Richard Wright (1945)

The autobiography that turned a Black childhood in the Jim Crow South into the most unsparing account of what it means to grow up knowing that the world was designed to destroy you.

EraModernist
Pages419
Difficulty★★★☆☆ Challenging
AP Appearances6

Why This Book Matters

Black Boy was one of the first autobiographies by a Black American writer to reach a mass audience — selling over 500,000 copies in its first year. It was a Book-of-the-Month Club selection, bringing Wright's unsparing account of Jim Crow to white readers who had never confronted it. The autobiography helped establish the genre of the Black American memoir as a major literary form, directly influencing James Baldwin, Maya Angelou, and every subsequent writer who used personal narrative to document racial oppression.

Firsts & Innovations

One of the first Black American autobiographies to achieve mass commercial success and mainstream literary recognition

Pioneered the use of autobiography as systematic social criticism — not just personal narrative but structural analysis of Jim Crow

Established the template for the Black American coming-of-age memoir that Maya Angelou, James Baldwin, and Ta-Nehisi Coates would build upon

Cultural Impact

Directly inspired Maya Angelou's I Know Why the Caged Bird Sings — Angelou has cited Wright as a primary influence

James Baldwin's autobiographical essays are in explicit dialogue with Wright's method, simultaneously honoring and contesting it

The autobiography was originally published in two parts — the Southern section as Black Boy (1945) and the Chicago section as American Hunger (published posthumously 1977), later restored to a single volume

Remains one of the most frequently taught texts in American high school and college courses on race, memoir, and American literature

The library card episode has become one of the most widely referenced passages in discussions of literacy, access, and racial exclusion

Banned & Challenged

Black Boy has been one of the most frequently banned and challenged books in America since its publication.
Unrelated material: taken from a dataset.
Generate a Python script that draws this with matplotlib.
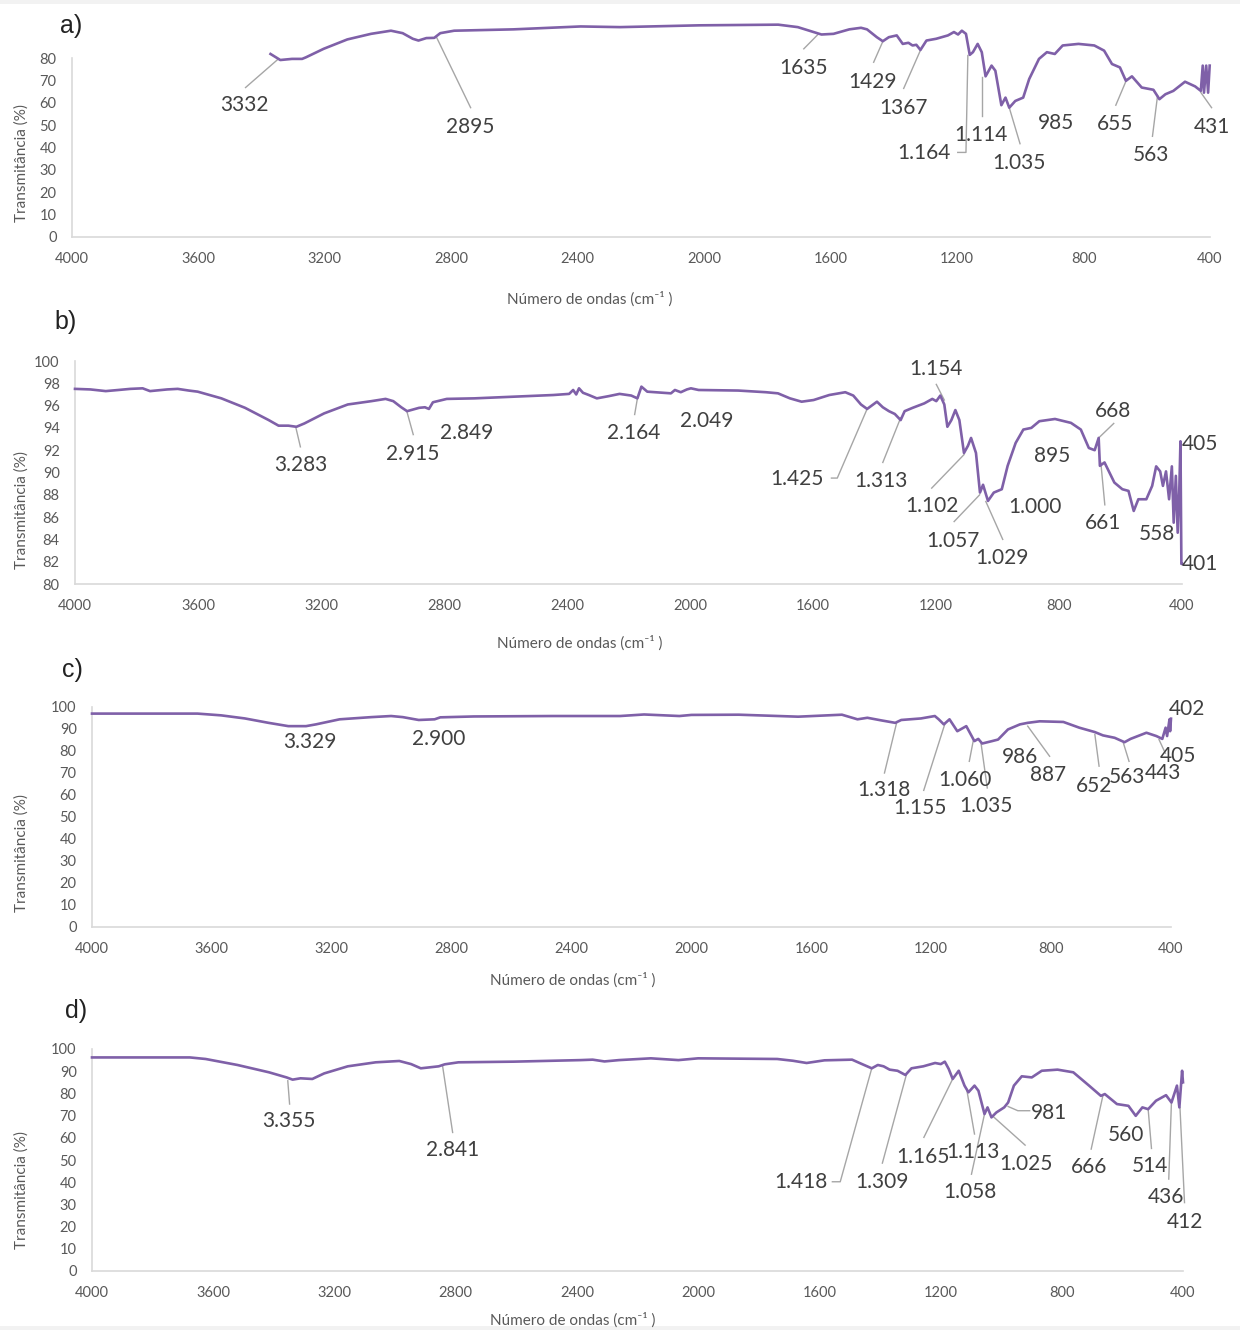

It was removed from libraries and curricula across the South for its unflinching depiction of racism and its criticism of religion. The Mississippi state legislature condemned it. It has been repeatedly challenged for 'inappropriate language,' sexual content, and 'anti-religious sentiment' — charges that consistently translate to discomfort with Wright's refusal to soften the reality of Black life under Jim Crow.